Senate supports witness advocates in assault process

 

Tufts Community Union (TCU) Senate passed a resolution last week calling for the creation of two additional administrative student advocate positions to advocate for students' rights in the university's sexual violence judicial process.

LGBT Center Representative John Kelly and TCU Vice President Meredith Goldberg submitted the resolution, which advocates a system modeled after policies at the University of Washington and Middlesex County in Massachusetts.

The two new administrative positions, if created, would include a victim witness advocate and an accused witness advocate, Kelly, a sophomore, said.

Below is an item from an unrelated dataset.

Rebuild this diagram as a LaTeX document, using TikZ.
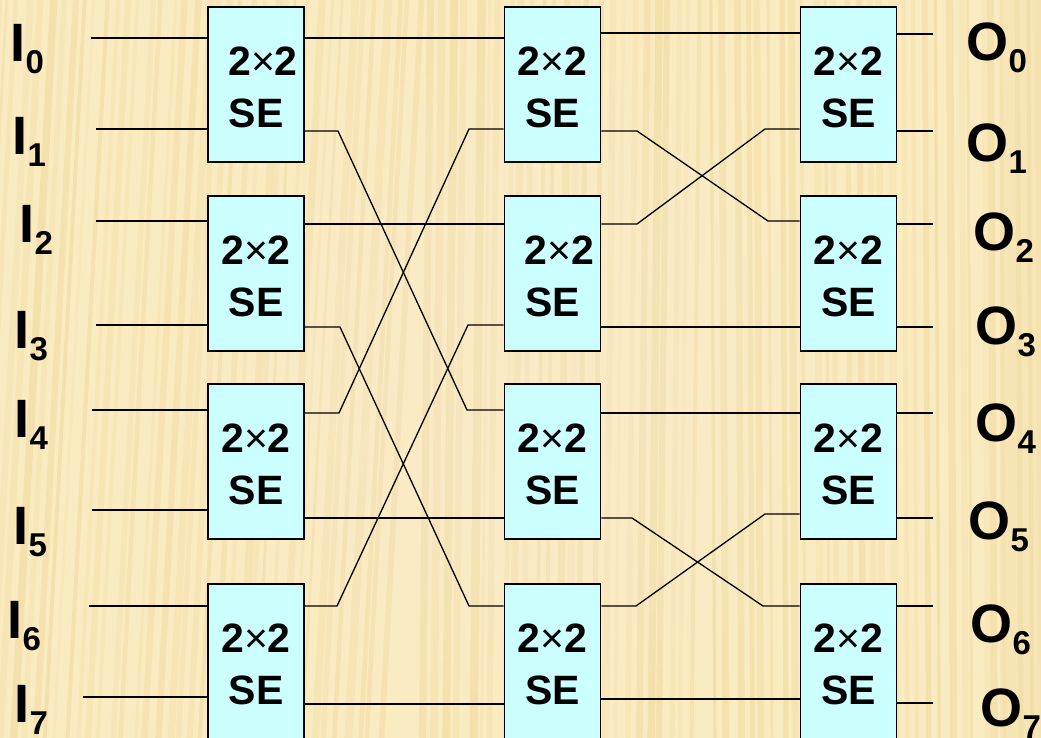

The witness advocates would be with the students involved in a sexual crime throughout the entire judicial process, serving as their voice to the administration.

The creation of the two new positions would aim to provide students with administrative representation from someone beyond the unbiased investigator, Kelly said.

"Right now, the way the process operates, everyone involved is required to be unbiased, and it makes students feel very alienated during the process," he said.

Kelly's opinions on the weaknesses of Tufts' current sexual response policy stem from his own experience with the sexual assault judicial process last fall.

"Going through the process, it's very easy to tell what needs to be changed," Kelly said. "It was an alienating process and a traumatizing process and both of those much more so than they need to be."

Though the process has flaws, Women's Center director Steph Gauchel said she believes it has been greatly improved over the span of the last five years.

The resolution also calls for the formation of a panel of faculty, staff, and students to aid the hiring process of the two new positions, according to Kelly.

The panel would feature representatives from each member of the Group of Six, the Department of Health Education, Counseling and Mental Health Services, Health Service, the Office of Equal Opportunity (OEO), the Office of the Dean of Student Affairs, Students Voices, and faculty members.

Kelly encouraged students interested in voicing their opinion on the issue to contact him.

"I'm really trying to be as inclusive as possible to make sure that anyone possibly affected by this policy in the past and in the future gets the representation they deserve and they need," he said. "I think there are voices that need to be heard on this issue to represent students who are most directly, personally, emotionally and physically affected by sexual violence on this campus."

Kelly said he wants the new administrative members to be licensed social workers hired from outside the university, but he is not yet sure where in the university the positions would be housed. He plans on continuing conversations with the Tufts administration to determine the details.

Beyond improving the current policy, Kelly hopes the resolution expands the awareness of sexual violence on campus.

"I'm hoping that any publicity or notice that the resolution itself brings will bring about a discourse regarding sexual violence on this campus that is definitely lacking," Kelly said.

Gauchel said she encourages any effort to advance sexual violence and its prevention on the Hill.

"I think we could certainly use more education in terms of prevention and understanding the real roots of sexual violence, thinking about what kind of culture and campus do we want to have and how that impacts the ways in which people are experiencing sexual violence," she said.

Kelly hopes the passing of the resolution will result in an improved experience for future victims of sexual violence going through the judicial system.

"If this makes one student's experiences through this horrible process any less difficult, then I think that it's a successful policy," he said.